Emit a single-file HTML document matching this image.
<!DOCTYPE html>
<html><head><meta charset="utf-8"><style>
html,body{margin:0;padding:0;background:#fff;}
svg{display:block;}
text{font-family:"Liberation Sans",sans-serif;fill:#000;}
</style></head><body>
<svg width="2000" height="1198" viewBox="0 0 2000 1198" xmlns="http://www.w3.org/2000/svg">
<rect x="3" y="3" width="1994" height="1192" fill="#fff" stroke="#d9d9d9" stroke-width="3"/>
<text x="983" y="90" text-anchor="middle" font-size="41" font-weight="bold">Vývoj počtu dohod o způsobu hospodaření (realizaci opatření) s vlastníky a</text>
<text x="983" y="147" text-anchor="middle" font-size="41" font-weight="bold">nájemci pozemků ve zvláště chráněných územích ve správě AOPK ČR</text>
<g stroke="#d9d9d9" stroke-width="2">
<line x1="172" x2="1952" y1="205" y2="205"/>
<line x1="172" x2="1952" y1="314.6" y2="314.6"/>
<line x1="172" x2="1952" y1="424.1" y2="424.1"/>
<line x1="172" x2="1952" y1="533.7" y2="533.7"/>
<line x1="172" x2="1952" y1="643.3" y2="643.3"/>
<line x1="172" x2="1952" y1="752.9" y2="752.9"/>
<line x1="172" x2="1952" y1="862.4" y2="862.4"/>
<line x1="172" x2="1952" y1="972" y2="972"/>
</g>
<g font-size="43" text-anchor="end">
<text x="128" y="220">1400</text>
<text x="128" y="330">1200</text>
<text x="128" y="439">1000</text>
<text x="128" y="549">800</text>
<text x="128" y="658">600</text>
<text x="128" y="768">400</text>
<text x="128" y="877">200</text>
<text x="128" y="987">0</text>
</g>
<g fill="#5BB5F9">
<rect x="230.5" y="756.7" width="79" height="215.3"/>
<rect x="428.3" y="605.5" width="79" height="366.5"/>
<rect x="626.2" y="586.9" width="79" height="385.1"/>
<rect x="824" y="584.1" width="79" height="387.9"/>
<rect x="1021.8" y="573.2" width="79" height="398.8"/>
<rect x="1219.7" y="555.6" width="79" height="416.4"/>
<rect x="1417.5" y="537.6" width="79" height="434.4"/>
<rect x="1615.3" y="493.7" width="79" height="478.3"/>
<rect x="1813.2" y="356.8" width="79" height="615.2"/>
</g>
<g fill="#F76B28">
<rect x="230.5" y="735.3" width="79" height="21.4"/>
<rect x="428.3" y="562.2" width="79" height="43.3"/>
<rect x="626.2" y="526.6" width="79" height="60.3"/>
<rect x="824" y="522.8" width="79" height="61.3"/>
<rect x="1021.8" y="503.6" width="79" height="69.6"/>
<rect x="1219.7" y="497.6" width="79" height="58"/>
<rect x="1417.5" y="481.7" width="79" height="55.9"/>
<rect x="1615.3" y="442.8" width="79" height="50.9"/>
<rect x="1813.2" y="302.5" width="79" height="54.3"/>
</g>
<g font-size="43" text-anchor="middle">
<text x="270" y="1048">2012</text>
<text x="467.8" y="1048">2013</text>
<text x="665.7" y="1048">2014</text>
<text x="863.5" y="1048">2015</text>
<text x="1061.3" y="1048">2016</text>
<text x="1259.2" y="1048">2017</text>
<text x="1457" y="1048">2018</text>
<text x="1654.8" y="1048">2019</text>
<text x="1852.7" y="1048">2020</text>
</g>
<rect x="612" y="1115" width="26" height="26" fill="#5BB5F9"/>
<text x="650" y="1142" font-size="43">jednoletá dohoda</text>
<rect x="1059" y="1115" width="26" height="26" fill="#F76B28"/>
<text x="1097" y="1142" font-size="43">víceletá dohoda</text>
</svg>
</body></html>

====

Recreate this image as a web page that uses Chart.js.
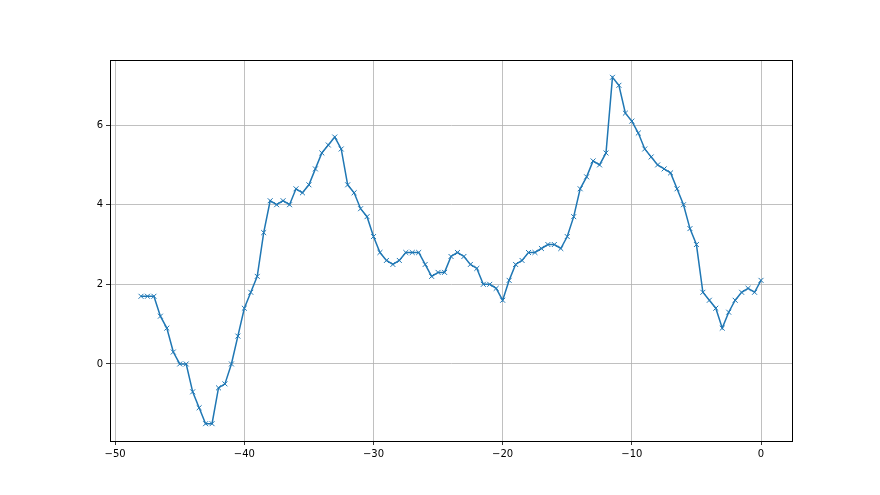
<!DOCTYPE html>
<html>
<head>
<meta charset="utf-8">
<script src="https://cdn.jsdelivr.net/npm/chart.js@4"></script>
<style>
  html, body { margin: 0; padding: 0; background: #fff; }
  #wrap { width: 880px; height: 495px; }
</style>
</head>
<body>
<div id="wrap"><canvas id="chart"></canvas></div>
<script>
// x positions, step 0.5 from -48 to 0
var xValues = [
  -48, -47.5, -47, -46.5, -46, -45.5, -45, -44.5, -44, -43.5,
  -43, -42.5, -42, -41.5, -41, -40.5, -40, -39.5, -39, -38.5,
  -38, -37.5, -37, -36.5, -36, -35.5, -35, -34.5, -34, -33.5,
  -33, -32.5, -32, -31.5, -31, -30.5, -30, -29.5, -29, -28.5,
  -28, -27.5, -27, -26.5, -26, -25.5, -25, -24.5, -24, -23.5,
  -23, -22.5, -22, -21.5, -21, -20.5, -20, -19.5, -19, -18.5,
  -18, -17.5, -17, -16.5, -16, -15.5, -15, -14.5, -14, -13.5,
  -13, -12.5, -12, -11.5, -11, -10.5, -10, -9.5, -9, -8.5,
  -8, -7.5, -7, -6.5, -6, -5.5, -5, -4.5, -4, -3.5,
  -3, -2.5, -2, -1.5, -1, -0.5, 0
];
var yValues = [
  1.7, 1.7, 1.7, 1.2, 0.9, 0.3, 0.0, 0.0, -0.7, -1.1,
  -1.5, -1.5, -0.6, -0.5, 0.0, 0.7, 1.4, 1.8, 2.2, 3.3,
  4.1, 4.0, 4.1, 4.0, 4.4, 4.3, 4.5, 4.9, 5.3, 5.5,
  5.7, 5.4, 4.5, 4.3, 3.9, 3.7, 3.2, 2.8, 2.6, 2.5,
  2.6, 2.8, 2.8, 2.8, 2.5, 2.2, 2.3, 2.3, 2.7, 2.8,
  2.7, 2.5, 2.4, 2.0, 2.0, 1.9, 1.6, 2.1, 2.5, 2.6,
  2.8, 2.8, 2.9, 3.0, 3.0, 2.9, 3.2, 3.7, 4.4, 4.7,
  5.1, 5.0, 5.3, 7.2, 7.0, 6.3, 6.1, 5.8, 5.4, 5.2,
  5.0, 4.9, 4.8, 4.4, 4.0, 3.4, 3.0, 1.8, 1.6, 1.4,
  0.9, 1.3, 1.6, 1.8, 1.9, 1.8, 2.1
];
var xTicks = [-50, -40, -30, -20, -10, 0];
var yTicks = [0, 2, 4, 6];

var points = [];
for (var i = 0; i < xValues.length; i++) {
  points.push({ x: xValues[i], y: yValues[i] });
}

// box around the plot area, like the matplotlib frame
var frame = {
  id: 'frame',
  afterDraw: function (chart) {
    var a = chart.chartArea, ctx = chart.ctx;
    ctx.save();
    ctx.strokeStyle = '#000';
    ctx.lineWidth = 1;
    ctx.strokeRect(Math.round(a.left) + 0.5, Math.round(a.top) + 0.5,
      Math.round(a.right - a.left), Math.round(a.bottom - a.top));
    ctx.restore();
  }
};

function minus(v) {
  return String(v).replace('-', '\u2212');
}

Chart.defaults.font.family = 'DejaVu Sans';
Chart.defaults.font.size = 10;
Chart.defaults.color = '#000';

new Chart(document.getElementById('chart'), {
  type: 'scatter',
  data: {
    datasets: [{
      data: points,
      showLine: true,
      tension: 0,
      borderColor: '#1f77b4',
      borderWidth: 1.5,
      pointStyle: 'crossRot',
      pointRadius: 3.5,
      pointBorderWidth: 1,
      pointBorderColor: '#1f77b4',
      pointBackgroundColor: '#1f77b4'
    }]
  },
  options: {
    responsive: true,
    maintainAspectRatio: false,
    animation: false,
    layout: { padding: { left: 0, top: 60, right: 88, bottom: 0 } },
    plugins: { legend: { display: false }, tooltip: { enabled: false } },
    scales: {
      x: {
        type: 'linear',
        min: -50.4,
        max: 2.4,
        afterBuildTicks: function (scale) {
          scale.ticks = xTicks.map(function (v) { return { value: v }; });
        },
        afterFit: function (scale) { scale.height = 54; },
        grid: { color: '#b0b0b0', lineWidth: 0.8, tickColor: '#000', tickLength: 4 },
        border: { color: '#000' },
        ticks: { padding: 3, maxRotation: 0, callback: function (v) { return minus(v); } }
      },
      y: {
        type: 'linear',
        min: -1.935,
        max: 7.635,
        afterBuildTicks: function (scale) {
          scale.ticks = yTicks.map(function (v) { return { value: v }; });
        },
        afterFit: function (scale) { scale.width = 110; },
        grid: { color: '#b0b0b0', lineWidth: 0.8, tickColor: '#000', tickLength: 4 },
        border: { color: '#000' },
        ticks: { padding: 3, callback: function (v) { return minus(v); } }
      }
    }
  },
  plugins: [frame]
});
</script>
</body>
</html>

====

WHAT THE TASK REQUIRES:
Identify the lines that hold the word "document". Copy every one of them.

WRITTEN RESPONSE:
Emit a single-file HTML document matching this image.
new Chart(document.getElementById('chart'), {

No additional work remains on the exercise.